La chambre criminelle de la Cour d’appel de Rabat, spécialisée dans les affaires de terrorisme, a rendu son verdict lundi soir dans l’affaire Hicham Jerando, condamné à 15 ans de prison ferme par contumace. Il a été reconnu coupable de formation d’une bande terroriste, d’appels publics au meurtre et d’incitation explicite à des actes terroristes visant notamment l’ex-procureur général du Roi, Najim Bensami.
Le dossier a pris une tournure inquiétante depuis le dépôt, en mai 2023, de deux plaintes par l’ancien haut magistrat. La première, déposée au Maroc, dénonçait des menaces de mort et des appels à l’assassinat dans un cadre terroriste ; la seconde, devant la justice canadienne, demandait réparation pour les mêmes faits, à la suite de contenus diffusés par Jerando sur ses réseaux sociaux, notamment des vidéos et messages d’une extrême violence.

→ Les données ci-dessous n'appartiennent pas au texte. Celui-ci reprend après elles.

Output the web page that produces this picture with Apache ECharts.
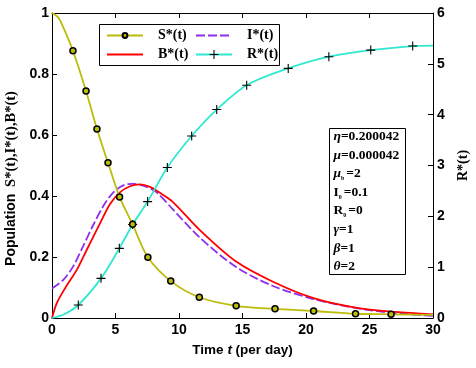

Dans l’un de ces enregistrements, Jerando appelle clairement à “tuer Najim Bensami plusieurs fois”, allant jusqu’à imaginer le faire « ressusciter pour le tuer à nouveau », une déclaration glaçante qui a été versée au dossier comme élément constitutif d’incitation directe au meurtre avec une intention terroriste.

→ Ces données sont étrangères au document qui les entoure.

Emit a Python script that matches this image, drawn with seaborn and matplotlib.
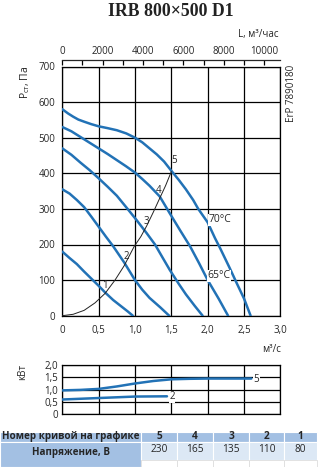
import numpy as np
import pandas as pd
import matplotlib
matplotlib.use("Agg")
import matplotlib.pyplot as plt
from matplotlib.patches import Rectangle
import seaborn as sns

# ---------------- data ----------------
title = "IRB 800×500 D1"

c1_x = [0, 0.1, 0.2, 0.3, 0.42, 0.5, 0.6, 0.7, 0.8, 0.9, 0.97]
c1_p = [180, 162, 145, 124, 100, 84, 63, 44, 28, 12, 0]
c2_x = [0, 0.1, 0.2, 0.3, 0.4, 0.5, 0.6, 0.7, 0.85, 1.0, 1.1, 1.2, 1.35, 1.47]
c2_p = [355, 343, 325, 305, 278, 250, 222, 195, 150, 100, 73, 50, 23, 0]
c3_x = [0, 0.125, 0.25, 0.375, 0.5, 0.625, 0.75, 0.89, 1.02, 1.16, 1.275, 1.38, 1.48, 1.6, 1.7, 1.82, 1.93]
c3_p = [470, 452, 430, 409, 386, 362, 337, 302, 269, 232, 200, 163, 128, 90, 60, 28, 0]
c4_x = [0, 0.125, 0.25, 0.375, 0.5, 0.625, 0.75, 0.875, 1.0, 1.1, 1.2, 1.34, 1.48, 1.62, 1.76, 1.88, 2.0, 2.15, 2.28]
c4_p = [530, 518, 502, 486, 470, 454, 437, 420, 402, 384, 365, 335, 287, 240, 194, 148, 100, 48, 0]
c5_x = [0, 0.08, 0.15, 0.22, 0.3, 0.4, 0.5, 0.62, 0.75, 0.88, 1.0, 1.1, 1.2, 1.3, 1.4, 1.5, 1.6, 1.7, 1.8, 1.87, 2.0, 2.1, 2.17, 2.3, 2.4, 2.5, 2.59]
c5_p = [580, 568, 559, 551, 545, 538, 532, 527, 521, 512, 500, 487, 470, 453, 433, 407, 382, 355, 325, 300, 262, 218, 190, 135, 91, 48, 0]

sys_x = [0, 0.15, 0.3, 0.45, 0.59, 0.725, 0.85, 0.99, 1.08, 1.16, 1.25, 1.34, 1.42, 1.5]
sys_p = [0, 4, 15, 36, 63, 100, 140, 195, 222, 252, 290, 330, 365, 405]

curve_names = ["1", "2", "3", "4", "5"]
curve_label_x = [0.59, 0.885, 1.15, 1.32, 1.535]
curve_label_p = [86, 166, 265, 353, 436]

pw5_x = [0, 0.25, 0.5, 0.75, 1.0, 1.25, 1.5, 1.75, 2.0, 2.3, 2.6]
pw5_kw = [0.97, 0.99, 1.03, 1.13, 1.25, 1.35, 1.42, 1.44, 1.45, 1.45, 1.45]
pw2_x = [0, 0.5, 1.0, 1.44]
pw2_kw = [0.6, 0.66, 0.72, 0.73]

x_ticks = [0, 0.5, 1.0, 1.5, 2.0, 2.5, 3.0]
x_tick_labels = ["0", "0,5", "1,0", "1,5", "2,0", "2,5", "3,0"]
y_ticks = [0, 100, 200, 300, 400, 500, 600, 700]
top_ticks = [0, 2000, 4000, 6000, 8000, 10000]
pw_ticks = [0, 0.5, 1.0, 1.5, 2.0]
pw_tick_labels = ["0", "0,5", "1,0", "1,5", "2,0"]

table_header = "Номер кривой на графике"
table_row_label = "Напряжение, В"
table_curves = ["5", "4", "3", "2", "1"]
table_voltages = ["230", "165", "135", "110", "80"]

# ---------------- style ----------------
sns.set_style("white")
plt.rcParams['font.family'] = ['Open Sans', 'DejaVu Sans']
BLUE = "#2272b6"
FS = 7.0

W, H = 319, 467
fig = plt.figure(figsize=(W / 100, H / 100), dpi=100)

def fx(px):
    return px / W

def fy(py):
    return 1 - py / H

# main axes
L, R, T, B = 62.3, 280.4, 66.5, 315.7
ax = fig.add_axes([fx(L), fy(B), fx(R - L), (B - T) / H])
ax.set_xlim(0, 3)
ax.set_ylim(0, 700)
ax.set_xticks(x_ticks)
ax.set_xticklabels(x_tick_labels)
ax.set_yticks(y_ticks)
ax.grid(True, color="black", lw=0.9)
ax.tick_params(length=0, labelsize=FS, pad=5)
ax.tick_params(axis="x", pad=7)
for s in ax.spines.values():
    s.set_color("black")
    s.set_linewidth(0.9)

for xs, ps in [(c1_x, c1_p), (c2_x, c2_p), (c3_x, c3_p), (c4_x, c4_p), (c5_x, c5_p)]:
    sns.lineplot(x=xs, y=ps, ax=ax, color=BLUE, lw=1.8, zorder=3)
sns.lineplot(x=sys_x, y=sys_p, ax=ax, color="#222222", lw=0.7, zorder=4)

for n, lx, lp in zip(curve_names, curve_label_x, curve_label_p):
    ax.text(lx, lp, n, fontsize=FS, ha="center", va="center", zorder=5)

ax.text(2.01, 269, "70°C", fontsize=FS + 0.5, ha="left", va="center",
        bbox=dict(facecolor="white", edgecolor="none", pad=0.3), zorder=5)
ax.text(2.0, 112, "65°C", fontsize=FS + 0.5, ha="left", va="center",
        bbox=dict(facecolor="white", edgecolor="none", pad=0.3), zorder=5)

# top axis in m3/h
ax2 = ax.twiny()
ax2.set_xlim(0, 3 * 3600)
ax2.set_xticks(top_ticks)
ax2.set_xticks(np.arange(0, 10001, 1000), minor=True)
ax2.tick_params(axis="x", which="both", direction="in", length=3.5, width=0.9,
                labelsize=FS, pad=2, color="black")
for k in ["left", "right", "bottom"]:
    ax2.spines[k].set_visible(False)
ax2.spines["top"].set_position(("outward", 4.7))
ax2.spines["top"].set_linewidth(0.9)
ax2.grid(False)

fig.text(fx(279), fy(34), "L, м³/час", fontsize=FS, ha="right", va="center")
fig.text(fx(281), fy(350), "м³/с", fontsize=FS, ha="right", va="center")
fig.text(fx(25), fy(82), "Р$_{\\mathregular{ст}}$, Па", fontsize=FS + 0.5,
         rotation=90, ha="center", va="center")
fig.text(fx(291), fy(65), "ErP 7890180", fontsize=FS, rotation=90,
         ha="center", va="top")
fig.text(fx(171), fy(11), title, fontsize=12.8, fontweight="bold",
         family=["Liberation Serif", "DejaVu Serif"], ha="center", va="center",
         color="#222222")

# power axes
PT, PB = 365.0, 414.3
ax3 = fig.add_axes([fx(L), fy(PB), fx(R - L), (PB - PT) / H])
ax3.set_xlim(0, 3)
ax3.set_ylim(0, 2)
ax3.set_xticks(x_ticks)
ax3.set_xticklabels([])
ax3.set_yticks(pw_ticks)
ax3.set_yticklabels(pw_tick_labels)
ax3.grid(True, color="black", lw=0.9)
ax3.tick_params(length=0, labelsize=FS, pad=3)
for s in ax3.spines.values():
    s.set_color("black")
    s.set_linewidth(0.9)
sns.lineplot(x=pw5_x, y=pw5_kw, ax=ax3, color=BLUE, lw=1.8, zorder=3)
sns.lineplot(x=pw2_x, y=pw2_kw, ax=ax3, color=BLUE, lw=1.8, zorder=3)
ax3.text(pw5_x[-1] + 0.07, pw5_kw[-1] - 0.03, "5", fontsize=FS, ha="center", va="center",
         bbox=dict(facecolor="white", edgecolor="none", pad=0.2), zorder=5)
ax3.text(pw2_x[-1] + 0.07, pw2_kw[-1] - 0.02, "2", fontsize=FS, ha="center", va="center",
         bbox=dict(facecolor="white", edgecolor="none", pad=0.2), zorder=5)
fig.text(fx(23), fy(372), "кВт", fontsize=FS, rotation=90, ha="center", va="center")

# table
tax = fig.add_axes([0, 0, 1, (H - 427) / H])
tax.set_xlim(0, W)
tax.set_ylim(H, 427)
tax.axis("off")
HEAD = "#a3c0e3"
LIGHT = "#dce8f5"
edges = [141, 177, 213, 249, 284, 317]
r1, r2, r3 = 431.5, 441.5, 459.5
tax.add_patch(Rectangle((0, r1), edges[0], r2 - r1, facecolor=HEAD, edgecolor="white", lw=0.8))
tax.add_patch(Rectangle((0, r2), edges[0], H - r2, facecolor=HEAD, edgecolor="white", lw=0.8))
tax.text(edges[0] / 2, (r1 + r2) / 2, table_header, fontsize=FS + 0.1, fontweight="bold",
         ha="center", va="center")
tax.text(edges[0] / 2, 453, table_row_label, fontsize=FS + 0.1, fontweight="bold",
         ha="center", va="center")
for i, (c, v) in enumerate(zip(table_curves, table_voltages)):
    x0, x1 = edges[i], edges[i + 1]
    tax.add_patch(Rectangle((x0, r1), x1 - x0, r2 - r1, facecolor=HEAD, edgecolor="white", lw=0.8))
    tax.add_patch(Rectangle((x0, r2), x1 - x0, r3 - r2, facecolor=LIGHT, edgecolor="white", lw=0.8))
    tax.add_patch(Rectangle((x0, r3), x1 - x0, H - r3 + 2, facecolor="white", edgecolor="#dddddd", lw=0.6))
    tax.text((x0 + x1) / 2, (r1 + r2) / 2, c, fontsize=FS + 0.3, fontweight="bold",
             ha="center", va="center")
    tax.text((x0 + x1) / 2, (r2 + r3) / 2 - 1.5, v, fontsize=FS + 0.3, ha="center", va="center")

fig.savefig("out.png", dpi=100)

Plus encore, l’accusé a publié des informations personnelles et des photos de Najim Bensami et de ses enfants, facilitant potentiellement leur localisation par des groupes extrémistes. Cette démarche a été qualifiée par la Cour de provocation explicite à des actes de violence ciblée, mettant en péril la vie du plaignant et de ses proches.

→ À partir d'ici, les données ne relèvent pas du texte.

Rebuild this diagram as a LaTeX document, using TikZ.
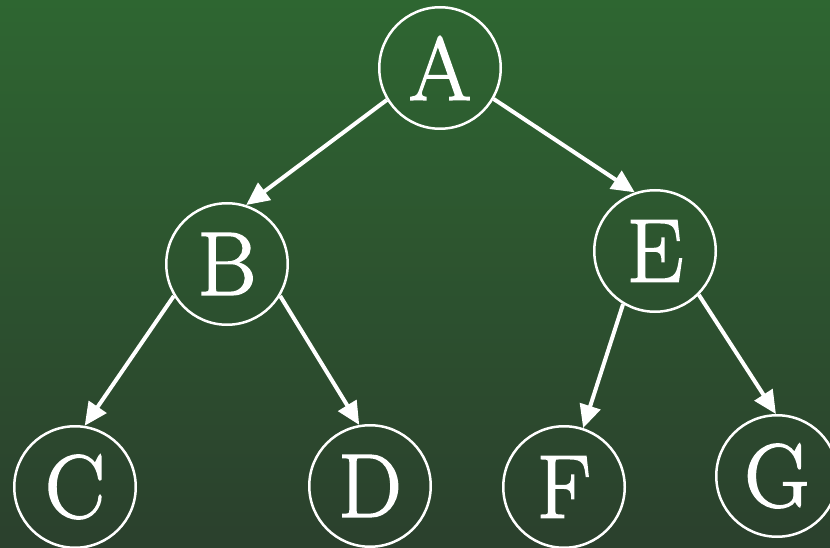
\documentclass[tikz,border=0pt]{standalone}
\usetikzlibrary{arrows.meta}
\definecolor{bgtop}{RGB}{46,102,49}
\definecolor{bgbottom}{RGB}{43,64,45}
% slightly heavier glyphs: fill and stroke the outlines
\newcommand{\heavy}[1]{\special{pdf:literal direct 2 Tr 1.6 w}#1\special{pdf:literal direct 0 Tr}}
\begin{document}
\begin{tikzpicture}[x=1pt,y=1pt,
  treenode/.style={circle, draw=white, line width=2.5pt, text=white,
    minimum size=121.5pt, inner sep=0pt, font=\fontsize{90}{90}\selectfont},
  edge/.style={draw=white, line width=4pt,
    -{Triangle[length=23pt,width=21pt]}}]
  % background with vertical gradient
  \shade[top color=bgtop, bottom color=bgbottom] (0,0) rectangle (830,547);
  \useasboundingbox (0,0) rectangle (830,547);
  \begin{scope}
    \clip (0,0) rectangle (830,547);
    % nodes
    \node[treenode] (A) at (440,479) {\heavy{A}};
    \node[treenode] (B) at (227,283) {\heavy{B}};
    \node[treenode] (E) at (655,296) {\heavy{E}};
    \node[treenode] (C) at (75,60) {\heavy{C}};
    \node[treenode] (D) at (370,61) {\heavy{D}};
    \node[treenode] (F) at (564,60) {\heavy{F}};
    \node[treenode] (G) at (777,71) {\heavy{G}};
    % edges
    \draw[edge] (A.211) -- (B.72);
    \draw[edge] (A.-30) -- (E.109);
    \draw[edge] (B.211) -- (C.81);
    \draw[edge] (B.-31) -- (D.100);
    \draw[edge] (E.239) -- (F.72);
    \draw[edge] (E.-45) -- (G.91);
  \end{scope}
\end{tikzpicture}
\end{document}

À travers ses déclarations, Jerando reprend les codes du terrorisme individuel, tel que théorisé par des groupes comme Daech, dans une forme de « djihad numérique » par la parole, qui fait de la diffusion de la peur et de l’appel au passage à l’acte une stratégie à part entière.
Mais au-delà du fond, c’est la forme qui interpelle : un homme, seul face à son téléphone, se filme et diffuse des menaces de mort, s’appuyant sur des messages prétendument reçus, souvent sans la moindre preuve, et qui pourraient être motivés par des règlements de comptes personnels ou des ressentiments enfouis. Une dérive devenue banale sur les réseaux sociaux, où l’anonymat ou la distance géographique offrent un faux sentiment d’impunité.
Des sources proches du dossier révèlent que le lien de causalité entre les vidéos publiées par Jerando et les menaces réelles reçues par Najim Bensami est établi, plusieurs messages anonymes ayant été signés par des groupes terroristes se revendiquant ennemis du magistrat en raison de son action contre l’extrémisme.
Le tribunal a également été saisi par la défense de Bensami pour mettre en place des mesures de protection renforcées, estimant que les actes de Jerando ont pu encourager de potentielles tentatives d’agression à l’encontre du plaignant, de ses enfants et de ses proches.
Ce jugement, salué par de nombreux observateurs, est perçu comme un signal fort : la justice ne peut tolérer que ses représentants fassent l’objet de menaces graves et d’incitations à la haine sous couvert de liberté d’expression. Il rappelle surtout qu’on ne peut pas transformer les plateformes numériques en tribunaux sauvages, où il suffirait de lever le ton et de s’inventer une mission pour appeler à la violence sans preuve, sans cadre et sans conséquence.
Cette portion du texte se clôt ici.